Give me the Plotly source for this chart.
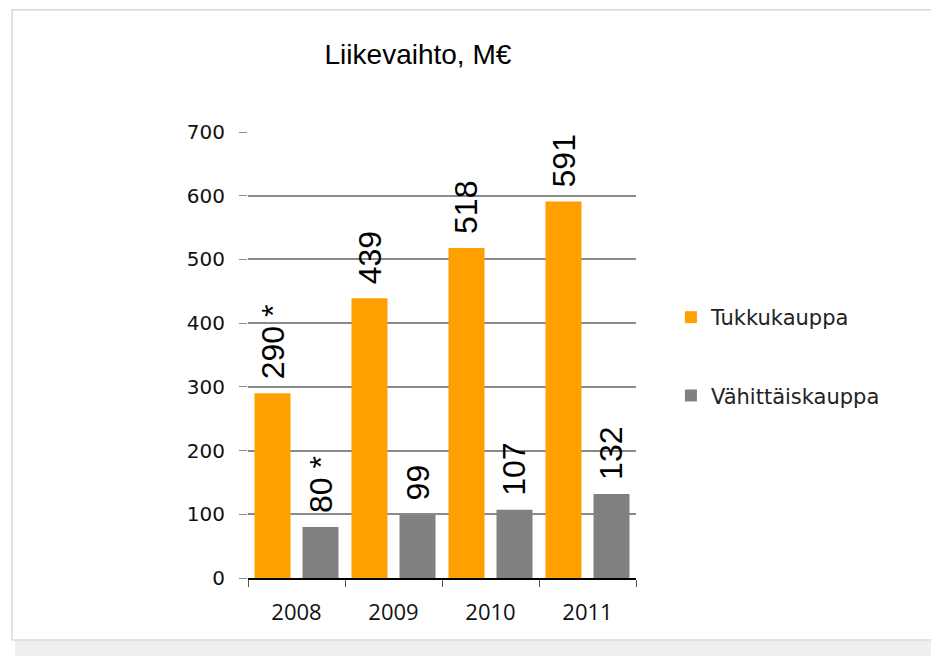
import plotly.graph_objects as go

years = ["2008", "2009", "2010", "2011"]
tukku = [290, 439, 518, 591]
vahittais = [80, 99, 107, 132]
tukku_labels = ["290 *", "439", "518", "591"]
vahittais_labels = ["80 *", "99", "107", "132"]
y_ticks = [0, 100, 200, 300, 400, 500, 600, 700]

ORANGE = "#FFA000"
GRAY = "#808080"

fig = go.Figure()
fig.add_trace(go.Bar(x=years, y=tukku, name="Tukkukauppa", marker_color=ORANGE,
                     marker_line_width=0, legendgroup="a"))
fig.add_trace(go.Bar(x=years, y=vahittais, name="Vähittäiskauppa", marker_color=GRAY,
                     marker_line_width=0, legendgroup="b"))

label_font = dict(family="Liberation Sans, Arial", size=32, color="#000")
for i, yr in enumerate(years):
    fig.add_annotation(x=i, y=tukku[i], text=tukku_labels[i], textangle=-90,
                       xshift=-24, yshift=12, yanchor="bottom", showarrow=False,
                       font=label_font)
    fig.add_annotation(x=i, y=vahittais[i], text=vahittais_labels[i], textangle=-90,
                       xshift=24, yshift=12, yanchor="bottom", showarrow=False,
                       font=label_font)

# frame (paper coords relative to the plot area)
fig.add_shape(type="rect", xref="paper", yref="paper", x0=-0.608, x1=1.85, y0=-0.139, y1=1.274,
              line=dict(color="#d8d8d8", width=1.5), fillcolor="rgba(0,0,0,0)", layer="below")
fig.add_shape(type="rect", xref="paper", yref="paper", x0=-0.6, x1=1.85, y0=-0.18, y1=-0.141,
              line=dict(width=0), fillcolor="#efefef", layer="below")

fig.update_layout(
    width=939, height=656,
    margin=dict(l=240, r=311, t=124, b=86, autoexpand=False),
    paper_bgcolor="white", plot_bgcolor="white",
    barmode="group", bargap=0.01, bargroupgap=0.25,
    title=dict(text="Liikevaihto, M€", x=0.438, xref="paper", xanchor="center",
               y=0.929, yanchor="middle",
               font=dict(family="Liberation Sans, Arial", size=28, color="#000")),
    showlegend=True,
    legend=dict(x=1.09, y=0.63, xanchor="left", yanchor="top",
                font=dict(family="DejaVu Sans, Verdana", size=21, color="#222"),
                tracegroupgap=48, itemwidth=30, bgcolor="rgba(0,0,0,0)"),
    xaxis=dict(type="category", range=[-0.5, 3.5], showline=True, linecolor="#000",
               linewidth=1.5, ticks="outside", automargin=False,
               tickson="boundaries", ticklen=7, tickcolor="#555",
               tickfont=dict(family="Open Sans, DejaVu Sans", size=22, color="#111"),
               ticklabelstandoff=14, showgrid=False),
    yaxis=dict(range=[0, 700], tickvals=y_ticks, showline=False, showgrid=True,
               gridcolor="#8a8a8a", gridwidth=1.5, zeroline=False, ticks="outside",
               ticklen=8, tickcolor="#8a8a8a", automargin=False,
               tickfont=dict(family="DejaVu Sans, Verdana", size=20, color="#111"),
               ticklabelstandoff=10),
)

fig.write_html("out.html")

> _AIM_: Without including any pictures, print all of the material exactly as given.

> _RESPONSE_:
Give me the Plotly source for this chart.
import plotly.graph_objects as go

years = ["2008", "2009", "2010", "2011"]
tukku = [290, 439, 518, 591]
vahittais = [80, 99, 107, 132]
tukku_labels = ["290 *", "439", "518", "591"]
vahittais_labels = ["80 *", "99", "107", "132"]
y_ticks = [0, 100, 200, 300, 400, 500, 600, 700]

ORANGE = "#FFA000"
GRAY = "#808080"

fig = go.Figure()
fig.add_trace(go.Bar(x=years, y=tukku, name="Tukkukauppa", marker_color=ORANGE,
                     marker_line_width=0, legendgroup="a"))
fig.add_trace(go.Bar(x=years, y=vahittais, name="Vähittäiskauppa", marker_color=GRAY,
                     marker_line_width=0, legendgroup="b"))

label_font = dict(family="Liberation Sans, Arial", size=32, color="#000")
for i, yr in enumerate(years):
    fig.add_annotation(x=i, y=tukku[i], text=tukku_labels[i], textangle=-90,
                       xshift=-24, yshift=12, yanchor="bottom", showarrow=False,
                       font=label_font)
    fig.add_annotation(x=i, y=vahittais[i], text=vahittais_labels[i], textangle=-90,
                       xshift=24, yshift=12, yanchor="bottom", showarrow=False,
                       font=label_font)

# frame (paper coords relative to the plot area)
fig.add_shape(type="rect", xref="paper", yref="paper", x0=-0.608, x1=1.85, y0=-0.139, y1=1.274,
              line=dict(color="#d8d8d8", width=1.5), fillcolor="rgba(0,0,0,0)", layer="below")
fig.add_shape(type="rect", xref="paper", yref="paper", x0=-0.6, x1=1.85, y0=-0.18, y1=-0.141,
              line=dict(width=0), fillcolor="#efefef", layer="below")

fig.update_layout(
    width=939, height=656,
    margin=dict(l=240, r=311, t=124, b=86, autoexpand=False),
    paper_bgcolor="white", plot_bgcolor="white",
    barmode="group", bargap=0.01, bargroupgap=0.25,
    title=dict(text="Liikevaihto, M€", x=0.438, xref="paper", xanchor="center",
               y=0.929, yanchor="middle",
               font=dict(family="Liberation Sans, Arial", size=28, color="#000")),
    showlegend=True,
    legend=dict(x=1.09, y=0.63, xanchor="left", yanchor="top",
                font=dict(family="DejaVu Sans, Verdana", size=21, color="#222"),
                tracegroupgap=48, itemwidth=30, bgcolor="rgba(0,0,0,0)"),
    xaxis=dict(type="category", range=[-0.5, 3.5], showline=True, linecolor="#000",
               linewidth=1.5, ticks="outside", automargin=False,
               tickson="boundaries", ticklen=7, tickcolor="#555",
               tickfont=dict(family="Open Sans, DejaVu Sans", size=22, color="#111"),
               ticklabelstandoff=14, showgrid=False),
    yaxis=dict(range=[0, 700], tickvals=y_ticks, showline=False, showgrid=True,
               gridcolor="#8a8a8a", gridwidth=1.5, zeroline=False, ticks="outside",
               ticklen=8, tickcolor="#8a8a8a", automargin=False,
               tickfont=dict(family="DejaVu Sans, Verdana", size=20, color="#111"),
               ticklabelstandoff=10),
)

fig.write_html("out.html")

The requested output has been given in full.